Lean Toward a Mutual Fund If…

  • You want to invest a fixed dollar amount automatically on a recurring schedule with minimal friction.
  • You prefer not to think about intraday prices and are comfortable with once-daily NAV pricing.
  • You have found a low-cost, no-load fund that matches your goals and meets any minimum you can afford.

Questions to Answer Before You Decide

  1. What account am I using? Taxable versus tax-advantaged changes how much tax efficiency matters.
  2. How will I contribute? Lump sums favor ETFs; steady automatic contributions can favor mutual funds.
  3. What are the total costs? Compare expense ratios, loads, commissions, and spreads using the prospectus fee table.
  4. Active or passive? Decide your strategy first, then pick the wrapper that delivers it most cheaply.

For many beginners, a low-cost, broadly diversified index fund—whether structured as an ETF or a mutual fund—serves as a sensible core holding. The wrapper you choose matters less than keeping costs low, staying diversified, and investing consistently over time.

Conclusion

ETFs and mutual funds are two roads to the same destination: pooled, professionally managed, diversified investing. They share a regulatory foundation and a core purpose, but they diverge in how they trade, how they price, what they cost, how they are taxed, and how easily you can automate contributions. None of these differences makes one universally better—they simply make each one better suited to particular investors and goals.

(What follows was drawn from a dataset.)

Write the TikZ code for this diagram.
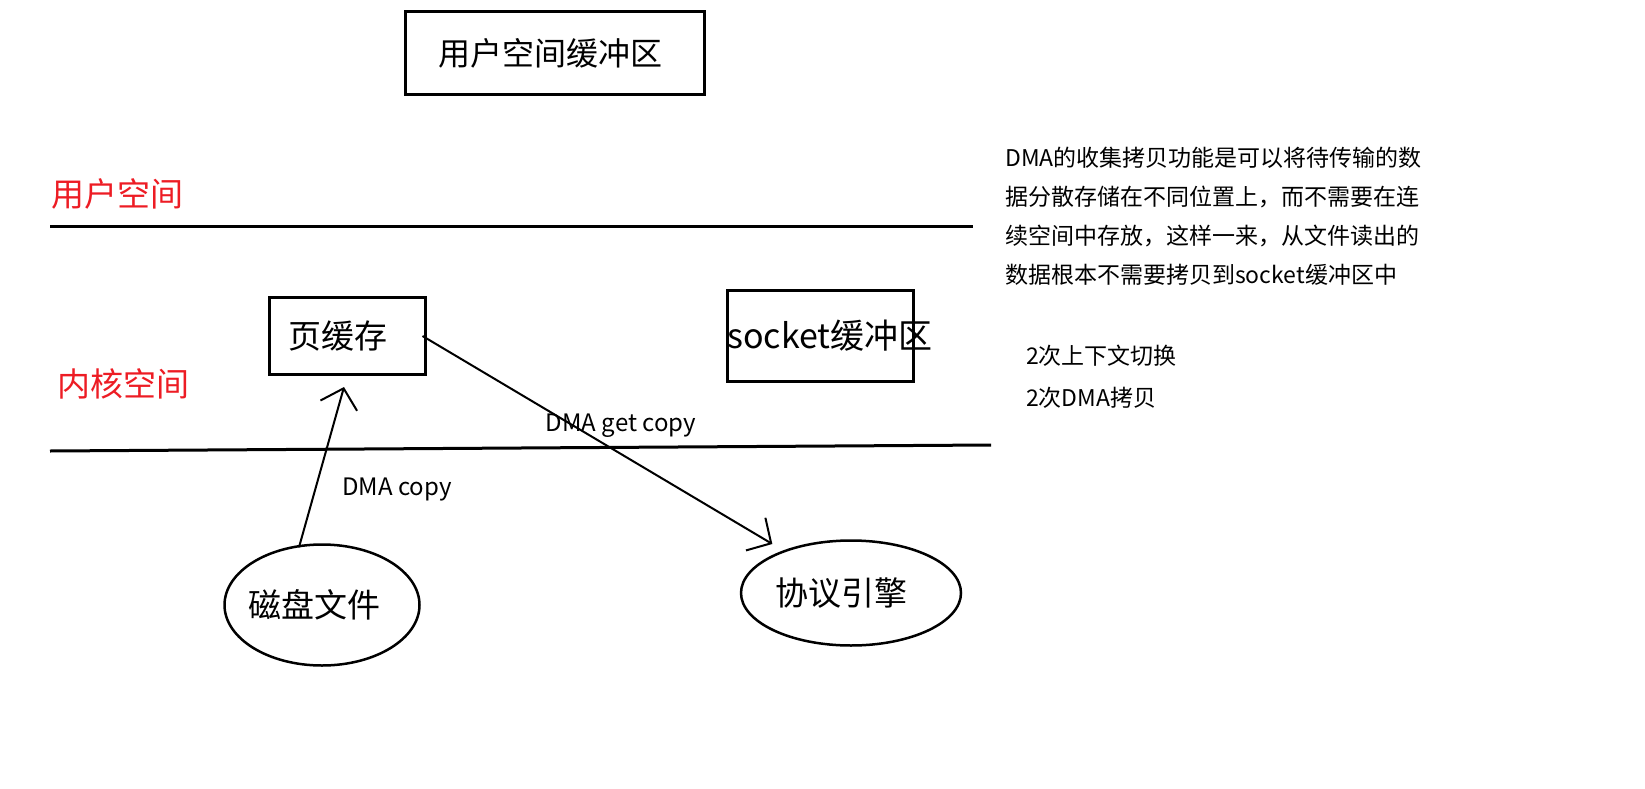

As a beginner, your most powerful moves are to read the prospectus fee table, understand whether you are investing in a taxable or tax-advantaged account, decide between active and passive strategy first, and then pick the wrapper that delivers your plan at the lowest cost with the least friction. Because fees, tax rules, and product availability change over time, treat the points in this guide as a framework to verify rather than fixed facts. Confirm current details with primary sources such as the SEC’s Investor.gov, FINRA, the IRS, and the ICI before you invest. Do that consistently, and the ETF-versus-mutual-fund question becomes far less intimidating—and far easier to answer for your own situation.